While we were settling into our relaxing routine, our manager just broke in one day and said we had to work on white papers, create frameworks, outlines, content and what not. Enter the world of online marketing. This space is just like brick and mortar marketing. To an outsider and sometimes even an unknowing intern, it's all pizzazz and glamour. But behind all that, is the usual long hours put in.

Before you can put a single word on the web out there, one must think in all possible angles as to why we are putting it, how it will help us and more importantly what to do so that it doesn't come back to bite us.

With tasks assigned to us, we worked at it till we thought it was perfect and sent it for review, expecting kudos. It came back for rework with spots we had thought were clean but seemingly wasn't. Our manager, in an instant, had spotted what we had missed. Experience versus blind enthusiasm!

Grudgingly we worked again on it and sent it back. Came back like Mowgli's boomerang! Again! And again and again! 3 weeks down and we were still cutting our diamonds. By the time we were resigned to working on this for the rest of our lives, our manager called us and said it was “all good” and we were going to be given a second project. Bitter sweet, I thought.

Meanwhile we had caught up on Brave, Rowdy Rathore, Prometheus and had visited the Old City and sampled qubanki ka meetha. The summer was fading and the weather was becoming pleasant. We had our own “gang” at the office and played carroms after lunch. Everyone at the office recognized us and then lo, one day we got our first pay check! Been some time! I tell you, it's always nice to be appreciated, especially when the appreciation is in your national currency.

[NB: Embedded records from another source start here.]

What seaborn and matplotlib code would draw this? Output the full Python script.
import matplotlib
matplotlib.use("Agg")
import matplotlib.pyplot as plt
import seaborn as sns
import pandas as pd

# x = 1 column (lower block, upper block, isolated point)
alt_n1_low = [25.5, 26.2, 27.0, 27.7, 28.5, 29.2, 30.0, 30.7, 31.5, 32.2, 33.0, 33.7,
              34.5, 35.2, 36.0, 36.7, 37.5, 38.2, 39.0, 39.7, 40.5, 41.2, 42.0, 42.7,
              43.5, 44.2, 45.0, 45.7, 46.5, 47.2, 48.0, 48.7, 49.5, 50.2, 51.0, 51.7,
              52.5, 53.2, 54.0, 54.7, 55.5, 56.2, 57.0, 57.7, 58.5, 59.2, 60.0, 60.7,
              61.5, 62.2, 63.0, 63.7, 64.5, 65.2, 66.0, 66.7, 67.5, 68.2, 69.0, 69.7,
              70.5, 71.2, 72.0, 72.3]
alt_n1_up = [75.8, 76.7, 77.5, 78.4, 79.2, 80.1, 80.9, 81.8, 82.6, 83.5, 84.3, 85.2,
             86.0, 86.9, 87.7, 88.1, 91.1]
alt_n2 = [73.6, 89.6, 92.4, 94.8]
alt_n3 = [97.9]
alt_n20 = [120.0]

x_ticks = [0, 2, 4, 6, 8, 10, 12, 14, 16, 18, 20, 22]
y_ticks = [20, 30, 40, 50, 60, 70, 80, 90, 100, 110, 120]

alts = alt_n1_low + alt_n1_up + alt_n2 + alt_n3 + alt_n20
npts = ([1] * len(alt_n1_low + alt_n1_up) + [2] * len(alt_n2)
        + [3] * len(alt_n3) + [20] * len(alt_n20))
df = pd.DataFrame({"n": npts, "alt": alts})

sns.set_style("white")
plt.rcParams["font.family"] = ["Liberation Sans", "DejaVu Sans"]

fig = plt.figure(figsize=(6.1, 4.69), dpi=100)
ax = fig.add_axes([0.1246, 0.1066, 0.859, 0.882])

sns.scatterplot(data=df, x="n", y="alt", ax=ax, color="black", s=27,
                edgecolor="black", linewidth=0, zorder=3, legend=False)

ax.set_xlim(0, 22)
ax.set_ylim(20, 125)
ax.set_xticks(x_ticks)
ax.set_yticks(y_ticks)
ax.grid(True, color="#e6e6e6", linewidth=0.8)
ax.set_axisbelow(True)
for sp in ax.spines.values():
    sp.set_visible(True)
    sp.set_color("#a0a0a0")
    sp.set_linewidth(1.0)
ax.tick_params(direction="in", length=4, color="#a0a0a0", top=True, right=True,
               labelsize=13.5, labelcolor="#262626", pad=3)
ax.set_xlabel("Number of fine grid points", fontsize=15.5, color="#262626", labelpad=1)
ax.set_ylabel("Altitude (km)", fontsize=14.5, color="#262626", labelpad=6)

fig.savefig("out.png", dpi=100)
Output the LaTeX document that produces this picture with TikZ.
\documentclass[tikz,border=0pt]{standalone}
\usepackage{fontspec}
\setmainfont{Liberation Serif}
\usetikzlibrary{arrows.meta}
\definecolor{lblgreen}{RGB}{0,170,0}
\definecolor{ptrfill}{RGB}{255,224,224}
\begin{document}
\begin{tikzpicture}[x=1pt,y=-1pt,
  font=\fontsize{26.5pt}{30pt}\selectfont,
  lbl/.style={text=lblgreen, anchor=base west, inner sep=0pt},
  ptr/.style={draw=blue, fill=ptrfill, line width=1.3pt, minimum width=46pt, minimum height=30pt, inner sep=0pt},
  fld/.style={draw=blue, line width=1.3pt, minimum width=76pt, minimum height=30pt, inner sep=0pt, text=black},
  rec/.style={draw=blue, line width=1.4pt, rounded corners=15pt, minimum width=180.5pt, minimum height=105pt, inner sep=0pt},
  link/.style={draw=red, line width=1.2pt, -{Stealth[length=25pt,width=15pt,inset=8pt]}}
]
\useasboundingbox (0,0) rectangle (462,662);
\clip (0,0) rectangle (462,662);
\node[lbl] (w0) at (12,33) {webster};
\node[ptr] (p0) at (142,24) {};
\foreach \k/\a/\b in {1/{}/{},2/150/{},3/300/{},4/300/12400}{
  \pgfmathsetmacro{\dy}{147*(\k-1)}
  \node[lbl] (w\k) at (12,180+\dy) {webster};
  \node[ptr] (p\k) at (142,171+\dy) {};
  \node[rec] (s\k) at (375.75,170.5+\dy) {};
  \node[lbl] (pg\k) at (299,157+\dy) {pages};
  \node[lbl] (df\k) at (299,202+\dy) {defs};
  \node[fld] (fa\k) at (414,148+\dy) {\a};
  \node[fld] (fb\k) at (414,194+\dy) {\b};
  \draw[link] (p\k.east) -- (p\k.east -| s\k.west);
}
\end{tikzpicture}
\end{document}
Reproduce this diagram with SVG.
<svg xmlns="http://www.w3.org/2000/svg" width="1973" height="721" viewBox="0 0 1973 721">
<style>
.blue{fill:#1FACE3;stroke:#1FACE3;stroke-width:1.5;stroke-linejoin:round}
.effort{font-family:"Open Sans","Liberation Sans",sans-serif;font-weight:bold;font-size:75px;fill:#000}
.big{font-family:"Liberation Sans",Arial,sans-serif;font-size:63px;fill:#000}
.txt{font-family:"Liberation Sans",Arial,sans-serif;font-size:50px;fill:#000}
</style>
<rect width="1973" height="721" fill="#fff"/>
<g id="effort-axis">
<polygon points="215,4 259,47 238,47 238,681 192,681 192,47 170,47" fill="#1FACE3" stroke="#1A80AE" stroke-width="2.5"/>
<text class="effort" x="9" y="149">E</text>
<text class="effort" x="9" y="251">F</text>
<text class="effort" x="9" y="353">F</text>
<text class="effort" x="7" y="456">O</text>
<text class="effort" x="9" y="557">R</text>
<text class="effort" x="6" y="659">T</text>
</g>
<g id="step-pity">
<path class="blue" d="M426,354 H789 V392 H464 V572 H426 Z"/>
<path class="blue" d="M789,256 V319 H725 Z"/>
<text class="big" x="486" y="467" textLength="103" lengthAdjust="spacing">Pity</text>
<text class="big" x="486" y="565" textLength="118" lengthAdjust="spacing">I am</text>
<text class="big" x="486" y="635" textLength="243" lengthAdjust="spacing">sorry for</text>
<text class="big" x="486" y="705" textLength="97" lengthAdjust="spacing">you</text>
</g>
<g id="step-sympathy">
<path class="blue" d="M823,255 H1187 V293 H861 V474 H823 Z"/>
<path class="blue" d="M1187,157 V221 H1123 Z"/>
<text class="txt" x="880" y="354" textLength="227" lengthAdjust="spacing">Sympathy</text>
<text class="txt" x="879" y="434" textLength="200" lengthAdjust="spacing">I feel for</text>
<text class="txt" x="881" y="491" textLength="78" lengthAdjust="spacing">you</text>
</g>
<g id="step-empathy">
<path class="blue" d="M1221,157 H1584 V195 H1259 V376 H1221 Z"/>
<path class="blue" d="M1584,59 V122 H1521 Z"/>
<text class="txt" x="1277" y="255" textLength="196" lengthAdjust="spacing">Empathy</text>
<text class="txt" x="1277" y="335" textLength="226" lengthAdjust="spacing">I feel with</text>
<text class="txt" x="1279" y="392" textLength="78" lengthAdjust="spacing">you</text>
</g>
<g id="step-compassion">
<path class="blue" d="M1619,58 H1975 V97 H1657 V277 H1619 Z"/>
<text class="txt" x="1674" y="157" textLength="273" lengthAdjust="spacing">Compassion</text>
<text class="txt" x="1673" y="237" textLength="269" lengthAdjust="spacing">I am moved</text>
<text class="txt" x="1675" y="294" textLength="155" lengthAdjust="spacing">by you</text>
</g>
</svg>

The second project involved some internal analysis which involved lot of cross functional interactions. This was real management work – interesting and frustrating at times. The former because we met everyone who worked with the marketing department and learned new stuff. The latter because sometimes of the lack of information on a subject or because it was difficult to catch people amidst their busy schedule. Nevertheless we went through a lot of “so what do you do”, “can you please explain that”, “have you tried”, “why do you”, “oh, I never knew”, “that is so interesting”.

We made insghtful observations, gave outrageous ideas and sometimes unbeknownst to us, also some good, practical ones. Thankfully, there was not any number crunching or statistical modeling. Bar charts scared me a bit. Once we were done bothering everyone, we started on our report.

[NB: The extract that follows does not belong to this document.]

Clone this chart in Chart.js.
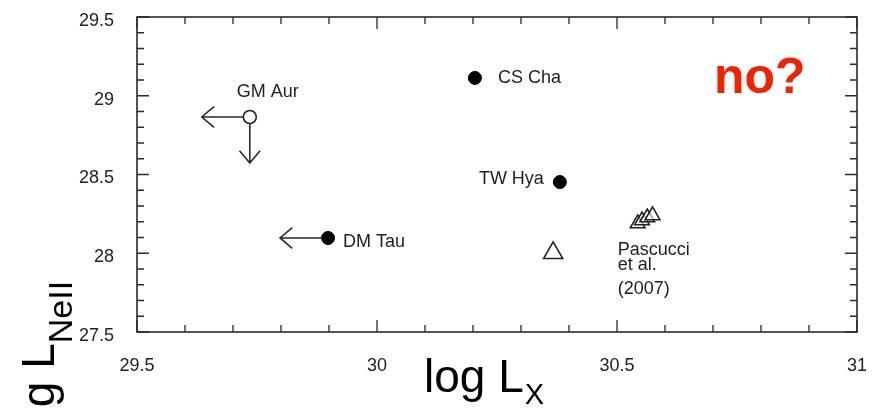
<!DOCTYPE html>
<html>
<head>
<meta charset="utf-8">
<script src="https://cdn.jsdelivr.net/npm/chart.js@4.4.1/dist/chart.umd.min.js"></script>
<style>
  html, body { margin: 0; padding: 0; background: #fff; }
  #wrap { width: 877px; height: 409px; }
</style>
</head>
<body>
<div id="wrap"><canvas id="chart" width="877" height="409"></canvas></div>
<script>
/* --------------- Data --------------------- */
const detectedNames = ["CS Cha", "TW Hya", "DM Tau"];
const detectedX = [30.204, 30.381, 29.898];
const detectedY = [29.113, 28.452, 28.097];

const limitNames = ["GM Aur"];
const limitX = [29.735];
const limitY = [28.865];

const pascucciX = [30.367, 30.543, 30.552, 30.563, 30.574];
const pascucciY = [28.002, 28.189, 28.208, 28.227, 28.240];

// sources that are only upper limits in x (log Lx) and/or y (log L NeII)
const upperLimitX = ["DM Tau", "GM Aur"];
const upperLimitY = ["GM Aur"];

const xTickLabels = ["29.5", "30", "30.5", "31"];
const yTickLabels = ["27.5", "28", "28.5", "29", "29.5"];

const FONT = '"Liberation Sans", Arial, Helvetica, sans-serif';

/* --------------- Helpers --------------------- */
const toPoints = (xs, ys) => xs.map((x, i) => ({ x: x, y: ys[i] }));
const isMajor = (v) => Math.abs(v * 2 - Math.round(v * 2)) < 1e-6;
const tickText = (labels) => (v) => {
    const hit = labels.find(l => Math.abs(parseFloat(l) - v) < 1e-6);
    return hit === undefined ? '' : hit;
};

/* --------------- Frame with inward ticks on all sides --------------------- */
const frameTicks = {
    id: 'frameTicks',
    beforeDatasetsDraw(chart) {
        const { ctx, chartArea: a, scales } = chart;
        ctx.save();
        ctx.strokeStyle = '#2a2a2a';
        ctx.lineWidth = 1.6;
        ctx.strokeRect(a.left, a.top, a.right - a.left, a.bottom - a.top);
        ctx.lineWidth = 1.3;
        ctx.beginPath();
        scales.x.ticks.forEach(t => {
            const px = scales.x.getPixelForValue(t.value);
            const len = isMajor(t.value) ? 12 : 7;
            ctx.moveTo(px, a.bottom); ctx.lineTo(px, a.bottom - len);
            ctx.moveTo(px, a.top); ctx.lineTo(px, a.top + len);
        });
        scales.y.ticks.forEach(t => {
            const py = scales.y.getPixelForValue(t.value);
            const len = isMajor(t.value) ? 12 : 7;
            ctx.moveTo(a.left, py); ctx.lineTo(a.left + len, py);
            ctx.moveTo(a.right, py); ctx.lineTo(a.right - len, py);
        });
        ctx.stroke();
        ctx.restore();
    }
};

/* --------------- Limit arrows, labels and titles --------------------- */
const drawArrow = (ctx, x0, y0, x1, y1) => {
    const ang = Math.atan2(y1 - y0, x1 - x0);
    const head = 16, spread = 0.7;
    ctx.beginPath();
    ctx.moveTo(x0, y0); ctx.lineTo(x1, y1);
    ctx.moveTo(x1 - head * Math.cos(ang - spread), y1 - head * Math.sin(ang - spread));
    ctx.lineTo(x1, y1);
    ctx.lineTo(x1 - head * Math.cos(ang + spread), y1 - head * Math.sin(ang + spread));
    ctx.stroke();
};

const annotations = {
    id: 'annotations',
    afterDatasetsDraw(chart) {
        const ctx = chart.ctx;
        const det = chart.getDatasetMeta(0).data;
        const lim = chart.getDatasetMeta(1).data;
        const pas = chart.getDatasetMeta(2).data;
        const spot = {};
        detectedNames.forEach((n, i) => spot[n] = det[i]);
        limitNames.forEach((n, i) => spot[n] = lim[i]);

        // upper limit arrows
        ctx.save();
        ctx.strokeStyle = '#2a2a2a';
        ctx.lineWidth = 1.6;
        upperLimitX.forEach(n => {
            const p = spot[n];
            drawArrow(ctx, p.x - 6, p.y, p.x - 48, p.y);
        });
        upperLimitY.forEach(n => {
            const p = spot[n];
            drawArrow(ctx, p.x, p.y + 6, p.x, p.y + 46);
        });
        ctx.restore();

        // source labels
        ctx.save();
        ctx.fillStyle = '#1e1e1e';
        ctx.font = '18px ' + FONT;
        const put = (txt, p, dx, dy, align) => {
            ctx.textAlign = align;
            ctx.fillText(txt, p.x + dx, p.y + dy);
        };
        put("GM Aur", spot["GM Aur"], 18, -20, 'center');
        put("CS Cha", spot["CS Cha"], 23, 5, 'left');
        put("TW Hya", spot["TW Hya"], -16, 2, 'right');
        put("DM Tau", spot["DM Tau"], 15, 9, 'left');
        const p0 = pas[1];
        put("Pascucci", p0, -20, 32, 'left');
        put("et al.", p0, -20, 47, 'left');
        put("(2007)", p0, -20, 71, 'left');

        // red note
        ctx.fillStyle = 'rgb(240, 34, 0)';
        ctx.font = 'bold 50px ' + FONT;
        ctx.textAlign = 'left';
        ctx.fillText("no?", 714, 93);
        ctx.restore();

        // axis titles
        ctx.save();
        ctx.fillStyle = '#000';
        ctx.textAlign = 'left';
        ctx.font = '46px ' + FONT;
        ctx.fillText("log L", 424, 392);
        let w = ctx.measureText("log L").width;
        ctx.font = '29px ' + FONT;
        ctx.fillText("X", 424 + w + 1, 404);

        ctx.translate(54, 443);
        ctx.rotate(-Math.PI / 2);
        ctx.font = '46px ' + FONT;
        ctx.fillText("log L", 0, 0);
        w = ctx.measureText("log L").width;
        ctx.font = '34px ' + FONT;
        ctx.fillText("NeII", w, 18);
        ctx.restore();
    }
};

/* --------------- Chart --------------------- */
const tickFont = { family: FONT, size: 18 };

new Chart(document.getElementById("chart"), {
    type: "scatter",
    data: {
        datasets: [
            {
                label: "detected",
                data: toPoints(detectedX, detectedY),
                pointStyle: "circle",
                pointRadius: 6.5,
                backgroundColor: "#000",
                borderColor: "#000",
                borderWidth: 1,
            },
            {
                label: "upper limit",
                data: toPoints(limitX, limitY),
                pointStyle: "circle",
                pointRadius: 6.5,
                backgroundColor: "#fff",
                borderColor: "#222",
                borderWidth: 1.6,
            },
            {
                label: "Pascucci et al. (2007)",
                data: toPoints(pascucciX, pascucciY),
                pointStyle: "triangle",
                pointRadius: [11, 8.5, 8.5, 8.5, 8.5],
                backgroundColor: "rgba(255,255,255,0.6)",
                borderColor: "#222",
                borderWidth: 1.6,
            },
        ],
    },
    options: {
        responsive: false,
        animation: false,
        devicePixelRatio: 1,
        layout: { padding: { left: 0, right: 20, top: 17, bottom: 0 } },
        plugins: {
            legend: { display: false },
            tooltip: { enabled: false },
        },
        scales: {
            x: {
                type: "linear",
                min: parseFloat(xTickLabels[0]),
                max: parseFloat(xTickLabels[xTickLabels.length - 1]),
                grid: { display: false },
                border: { display: false },
                ticks: {
                    stepSize: 0.1,
                    autoSkip: false,
                    maxRotation: 0,
                    padding: 15,
                    color: "#222",
                    font: tickFont,
                    callback: tickText(xTickLabels),
                },
                afterFit: (scale) => {
                    scale.height = 77;
                    scale.paddingLeft = 0;
                    scale.paddingRight = 0;
                },
            },
            y: {
                type: "linear",
                min: parseFloat(yTickLabels[0]),
                max: parseFloat(yTickLabels[yTickLabels.length - 1]),
                grid: { display: false },
                border: { display: false },
                ticks: {
                    stepSize: 0.1,
                    autoSkip: false,
                    padding: 15,
                    labelOffset: 4,
                    color: "#222",
                    font: tickFont,
                    callback: tickText(yTickLabels),
                },
                afterFit: (scale) => {
                    scale.width = 137;
                    scale.paddingTop = 0;
                    scale.paddingBottom = 0;
                },
            },
        },
    },
    plugins: [frameTicks, annotations],
});
</script>
</body>
</html>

With our past “experience”, there was not much rework. As we were finishing, we realized we had come to the sunset of our internship. Nine weeks had just flown by! I asked my manager if our report was fine. He just patted me and said “All fine. Itna load math le yaar.”  The internship had gone well. I felt happy.

As I said my goodbyes, I also looked back to see if I'd learned. Of course I had.

  1. Internships are better at small to medium sized companies. You actually have work and more freedom to do it. 
  2. You also meet and get to know people better. There is more to a day at work than staring at a computer.
  3. Online marketing is not what I thought it to be. It is damn hard work. Come on, you have to convince people to buy something by sending them emails! But it's very interesting. I'd love to work on it in the future.
  4. Management isn't rocket science. It's not marbles either. It's somewhere in between and grossly misunderstood.
  5. This one is more of a re-enforcement. Hyderabad biryani is the best biryani I will ever have.

All in all, a good summer. Pun intended.